[Records with drawing code]
☆ ☆ ☆ ☆

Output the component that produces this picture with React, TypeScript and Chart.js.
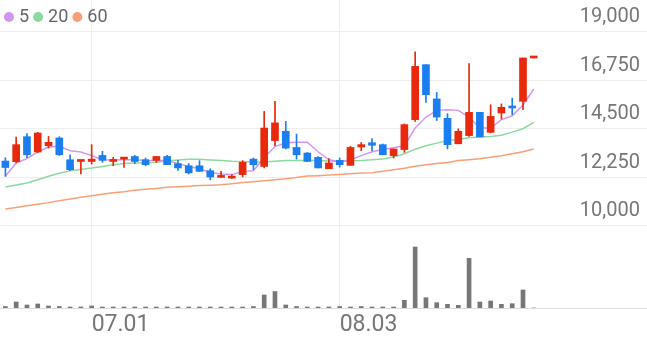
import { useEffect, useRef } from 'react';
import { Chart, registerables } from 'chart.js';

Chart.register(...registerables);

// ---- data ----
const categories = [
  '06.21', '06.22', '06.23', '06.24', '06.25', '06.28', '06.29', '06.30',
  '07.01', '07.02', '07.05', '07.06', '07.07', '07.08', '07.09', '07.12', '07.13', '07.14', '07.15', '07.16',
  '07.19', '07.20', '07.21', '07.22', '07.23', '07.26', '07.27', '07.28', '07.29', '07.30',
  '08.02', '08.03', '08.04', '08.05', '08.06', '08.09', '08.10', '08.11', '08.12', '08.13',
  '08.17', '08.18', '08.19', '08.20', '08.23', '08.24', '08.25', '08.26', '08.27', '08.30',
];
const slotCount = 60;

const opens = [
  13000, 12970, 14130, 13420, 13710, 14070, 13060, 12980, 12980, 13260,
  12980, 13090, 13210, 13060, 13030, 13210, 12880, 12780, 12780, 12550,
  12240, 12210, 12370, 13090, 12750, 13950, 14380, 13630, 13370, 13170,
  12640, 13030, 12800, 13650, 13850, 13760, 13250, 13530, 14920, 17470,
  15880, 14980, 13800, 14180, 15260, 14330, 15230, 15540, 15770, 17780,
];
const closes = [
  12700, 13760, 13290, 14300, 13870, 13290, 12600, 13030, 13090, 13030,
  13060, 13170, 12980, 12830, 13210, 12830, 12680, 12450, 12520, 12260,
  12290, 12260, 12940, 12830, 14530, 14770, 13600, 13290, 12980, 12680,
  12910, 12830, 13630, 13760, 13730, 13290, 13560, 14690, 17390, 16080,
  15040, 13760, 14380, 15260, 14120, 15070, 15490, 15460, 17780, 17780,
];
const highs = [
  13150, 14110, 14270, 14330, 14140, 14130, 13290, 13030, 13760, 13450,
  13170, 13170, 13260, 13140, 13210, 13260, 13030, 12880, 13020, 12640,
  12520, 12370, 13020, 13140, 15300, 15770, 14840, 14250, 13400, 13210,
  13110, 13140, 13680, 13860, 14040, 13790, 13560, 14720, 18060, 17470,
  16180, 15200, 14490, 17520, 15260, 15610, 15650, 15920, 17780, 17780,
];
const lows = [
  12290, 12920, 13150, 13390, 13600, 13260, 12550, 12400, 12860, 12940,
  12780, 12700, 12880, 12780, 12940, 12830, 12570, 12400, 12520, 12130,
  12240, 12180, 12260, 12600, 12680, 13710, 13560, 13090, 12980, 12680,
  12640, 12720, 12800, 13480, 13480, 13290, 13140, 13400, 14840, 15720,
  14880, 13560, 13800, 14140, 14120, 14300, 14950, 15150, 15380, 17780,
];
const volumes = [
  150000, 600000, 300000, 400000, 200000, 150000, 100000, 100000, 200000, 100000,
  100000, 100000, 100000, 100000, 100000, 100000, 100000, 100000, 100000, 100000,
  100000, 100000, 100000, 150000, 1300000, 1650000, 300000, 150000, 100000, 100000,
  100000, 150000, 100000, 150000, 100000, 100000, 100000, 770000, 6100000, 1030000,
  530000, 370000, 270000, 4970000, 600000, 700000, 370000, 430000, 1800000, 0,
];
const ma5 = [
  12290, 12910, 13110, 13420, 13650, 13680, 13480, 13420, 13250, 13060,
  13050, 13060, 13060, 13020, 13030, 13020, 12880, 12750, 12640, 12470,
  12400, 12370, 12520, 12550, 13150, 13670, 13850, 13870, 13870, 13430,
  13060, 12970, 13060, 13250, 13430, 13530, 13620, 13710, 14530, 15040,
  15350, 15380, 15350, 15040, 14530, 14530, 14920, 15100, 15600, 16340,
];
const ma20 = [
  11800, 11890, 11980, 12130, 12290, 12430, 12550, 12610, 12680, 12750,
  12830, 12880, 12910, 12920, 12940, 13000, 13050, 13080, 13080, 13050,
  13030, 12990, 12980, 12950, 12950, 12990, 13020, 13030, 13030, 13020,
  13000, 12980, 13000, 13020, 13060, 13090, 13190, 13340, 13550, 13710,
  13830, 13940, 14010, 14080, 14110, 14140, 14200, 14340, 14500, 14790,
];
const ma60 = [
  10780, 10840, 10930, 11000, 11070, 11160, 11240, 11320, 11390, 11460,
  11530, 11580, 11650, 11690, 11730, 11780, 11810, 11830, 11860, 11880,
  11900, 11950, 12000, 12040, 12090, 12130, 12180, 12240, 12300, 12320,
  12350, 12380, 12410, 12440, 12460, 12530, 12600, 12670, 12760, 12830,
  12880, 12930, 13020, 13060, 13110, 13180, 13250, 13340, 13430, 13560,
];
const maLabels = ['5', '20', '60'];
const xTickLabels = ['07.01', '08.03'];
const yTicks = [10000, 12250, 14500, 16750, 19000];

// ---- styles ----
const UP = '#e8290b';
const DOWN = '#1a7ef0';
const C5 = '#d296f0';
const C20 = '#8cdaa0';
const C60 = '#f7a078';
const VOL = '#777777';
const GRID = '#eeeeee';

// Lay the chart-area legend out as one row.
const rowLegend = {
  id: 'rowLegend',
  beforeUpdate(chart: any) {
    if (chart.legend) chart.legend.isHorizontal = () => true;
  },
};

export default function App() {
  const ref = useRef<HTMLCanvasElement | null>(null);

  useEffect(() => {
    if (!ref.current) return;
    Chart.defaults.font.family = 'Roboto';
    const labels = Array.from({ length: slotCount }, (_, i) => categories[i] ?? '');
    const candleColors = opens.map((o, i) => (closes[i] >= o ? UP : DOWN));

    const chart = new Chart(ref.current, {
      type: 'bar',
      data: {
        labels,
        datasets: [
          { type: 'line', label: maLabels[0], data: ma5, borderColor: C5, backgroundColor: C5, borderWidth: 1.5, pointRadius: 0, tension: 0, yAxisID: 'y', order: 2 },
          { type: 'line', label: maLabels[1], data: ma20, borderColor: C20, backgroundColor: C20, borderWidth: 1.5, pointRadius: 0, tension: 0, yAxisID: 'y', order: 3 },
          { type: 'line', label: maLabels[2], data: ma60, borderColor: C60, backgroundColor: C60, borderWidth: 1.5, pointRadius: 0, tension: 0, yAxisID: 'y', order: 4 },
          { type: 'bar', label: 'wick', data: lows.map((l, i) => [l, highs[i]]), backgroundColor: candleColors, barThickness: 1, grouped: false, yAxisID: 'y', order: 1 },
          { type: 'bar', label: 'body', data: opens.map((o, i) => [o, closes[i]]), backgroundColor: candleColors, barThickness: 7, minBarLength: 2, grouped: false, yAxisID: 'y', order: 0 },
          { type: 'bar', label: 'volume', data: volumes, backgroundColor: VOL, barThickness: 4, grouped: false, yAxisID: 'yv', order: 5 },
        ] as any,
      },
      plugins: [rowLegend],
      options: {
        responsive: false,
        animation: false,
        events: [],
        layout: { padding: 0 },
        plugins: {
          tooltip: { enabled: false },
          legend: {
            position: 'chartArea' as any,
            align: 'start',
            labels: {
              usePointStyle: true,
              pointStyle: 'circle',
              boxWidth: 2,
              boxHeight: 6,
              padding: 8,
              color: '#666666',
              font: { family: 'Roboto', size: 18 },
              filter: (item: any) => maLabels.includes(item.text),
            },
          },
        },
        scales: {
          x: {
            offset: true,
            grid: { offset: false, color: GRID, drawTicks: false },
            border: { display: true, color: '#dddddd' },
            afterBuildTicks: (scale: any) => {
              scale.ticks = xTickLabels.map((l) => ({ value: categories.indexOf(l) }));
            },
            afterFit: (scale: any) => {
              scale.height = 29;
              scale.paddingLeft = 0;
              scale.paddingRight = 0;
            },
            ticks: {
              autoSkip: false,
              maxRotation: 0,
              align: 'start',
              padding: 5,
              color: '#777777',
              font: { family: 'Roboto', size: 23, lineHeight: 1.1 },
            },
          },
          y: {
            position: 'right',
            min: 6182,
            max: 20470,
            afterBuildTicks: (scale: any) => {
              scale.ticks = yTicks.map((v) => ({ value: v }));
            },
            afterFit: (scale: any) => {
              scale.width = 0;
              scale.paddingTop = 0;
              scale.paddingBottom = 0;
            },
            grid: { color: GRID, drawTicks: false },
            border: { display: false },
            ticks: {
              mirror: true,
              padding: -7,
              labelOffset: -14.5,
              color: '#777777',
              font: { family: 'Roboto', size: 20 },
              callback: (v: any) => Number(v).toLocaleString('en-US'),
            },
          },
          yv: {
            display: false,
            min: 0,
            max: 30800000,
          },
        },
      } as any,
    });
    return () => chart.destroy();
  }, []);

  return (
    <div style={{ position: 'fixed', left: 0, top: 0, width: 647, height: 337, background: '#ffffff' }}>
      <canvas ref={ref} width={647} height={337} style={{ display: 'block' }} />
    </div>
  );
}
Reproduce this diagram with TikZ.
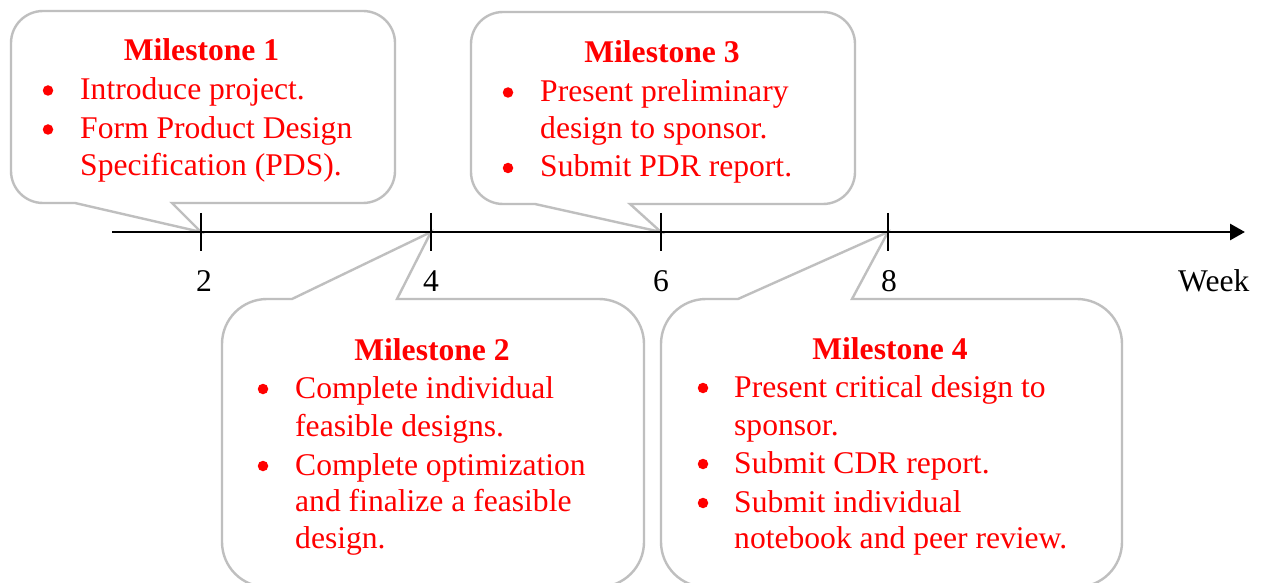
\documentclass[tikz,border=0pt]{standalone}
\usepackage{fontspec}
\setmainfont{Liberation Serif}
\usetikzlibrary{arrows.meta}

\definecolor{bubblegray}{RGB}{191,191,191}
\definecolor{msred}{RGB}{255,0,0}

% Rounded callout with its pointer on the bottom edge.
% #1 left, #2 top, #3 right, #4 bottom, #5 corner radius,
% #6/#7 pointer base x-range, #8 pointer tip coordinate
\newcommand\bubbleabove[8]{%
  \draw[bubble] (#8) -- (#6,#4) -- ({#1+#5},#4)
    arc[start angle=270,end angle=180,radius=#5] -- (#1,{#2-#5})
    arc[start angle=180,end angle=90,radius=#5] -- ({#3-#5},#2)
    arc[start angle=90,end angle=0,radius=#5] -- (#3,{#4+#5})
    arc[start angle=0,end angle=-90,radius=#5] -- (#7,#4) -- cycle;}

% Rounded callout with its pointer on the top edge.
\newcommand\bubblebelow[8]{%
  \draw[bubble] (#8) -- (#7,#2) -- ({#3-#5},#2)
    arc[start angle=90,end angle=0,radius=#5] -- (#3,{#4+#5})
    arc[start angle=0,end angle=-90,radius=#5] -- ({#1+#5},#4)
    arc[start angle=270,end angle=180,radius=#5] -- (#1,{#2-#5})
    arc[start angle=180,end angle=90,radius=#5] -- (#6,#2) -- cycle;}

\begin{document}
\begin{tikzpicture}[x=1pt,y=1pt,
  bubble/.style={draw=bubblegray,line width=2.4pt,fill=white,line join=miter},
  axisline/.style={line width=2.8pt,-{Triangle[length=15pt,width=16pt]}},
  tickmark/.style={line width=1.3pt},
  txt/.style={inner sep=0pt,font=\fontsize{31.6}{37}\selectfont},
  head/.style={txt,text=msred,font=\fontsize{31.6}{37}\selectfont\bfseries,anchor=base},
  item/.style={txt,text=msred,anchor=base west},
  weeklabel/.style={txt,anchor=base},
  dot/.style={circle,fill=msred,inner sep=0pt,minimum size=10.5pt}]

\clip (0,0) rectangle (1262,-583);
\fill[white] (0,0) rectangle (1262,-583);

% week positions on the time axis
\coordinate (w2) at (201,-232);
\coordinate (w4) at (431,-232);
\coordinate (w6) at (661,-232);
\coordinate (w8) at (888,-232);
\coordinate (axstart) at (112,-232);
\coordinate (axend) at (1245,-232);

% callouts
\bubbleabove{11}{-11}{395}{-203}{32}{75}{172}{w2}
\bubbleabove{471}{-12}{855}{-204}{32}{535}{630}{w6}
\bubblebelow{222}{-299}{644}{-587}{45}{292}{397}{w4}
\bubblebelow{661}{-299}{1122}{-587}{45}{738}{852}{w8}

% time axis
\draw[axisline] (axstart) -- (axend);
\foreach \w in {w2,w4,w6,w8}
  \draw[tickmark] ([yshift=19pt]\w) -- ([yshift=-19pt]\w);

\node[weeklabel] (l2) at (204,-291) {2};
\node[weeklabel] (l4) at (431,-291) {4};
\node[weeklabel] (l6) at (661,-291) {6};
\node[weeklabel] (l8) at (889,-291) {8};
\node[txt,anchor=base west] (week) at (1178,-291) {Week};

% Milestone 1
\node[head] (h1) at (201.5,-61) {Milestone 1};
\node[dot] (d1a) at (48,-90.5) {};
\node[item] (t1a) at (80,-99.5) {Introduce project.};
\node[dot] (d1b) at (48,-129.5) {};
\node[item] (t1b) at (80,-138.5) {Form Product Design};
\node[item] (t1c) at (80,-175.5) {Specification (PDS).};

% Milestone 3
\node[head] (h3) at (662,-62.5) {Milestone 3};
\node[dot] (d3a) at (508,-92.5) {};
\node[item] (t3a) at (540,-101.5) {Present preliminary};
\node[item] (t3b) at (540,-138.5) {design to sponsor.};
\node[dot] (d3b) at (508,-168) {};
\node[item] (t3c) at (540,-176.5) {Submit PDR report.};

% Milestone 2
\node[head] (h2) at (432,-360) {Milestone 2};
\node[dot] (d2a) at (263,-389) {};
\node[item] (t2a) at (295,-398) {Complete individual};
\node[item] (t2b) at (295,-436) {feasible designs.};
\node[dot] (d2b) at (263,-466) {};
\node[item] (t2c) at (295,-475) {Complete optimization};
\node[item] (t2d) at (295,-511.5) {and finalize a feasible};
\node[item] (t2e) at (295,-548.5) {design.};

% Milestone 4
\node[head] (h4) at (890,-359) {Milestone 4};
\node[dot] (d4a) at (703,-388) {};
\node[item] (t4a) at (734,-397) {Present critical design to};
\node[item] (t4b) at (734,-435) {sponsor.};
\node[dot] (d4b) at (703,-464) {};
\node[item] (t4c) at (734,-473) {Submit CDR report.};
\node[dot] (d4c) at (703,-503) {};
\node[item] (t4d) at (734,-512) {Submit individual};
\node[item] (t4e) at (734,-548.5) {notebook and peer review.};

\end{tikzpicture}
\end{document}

☆ ☆ ☆ ☆

### What is expected
Copy only the part of the records that runs from the first line to the line with "Chart.register(...registerables);", ends included, leaving pictures out.

### Response to this task
Output the component that produces this picture with React, TypeScript and Chart.js.
import { useEffect, useRef } from 'react';
import { Chart, registerables } from 'chart.js';

Chart.register(...registerables);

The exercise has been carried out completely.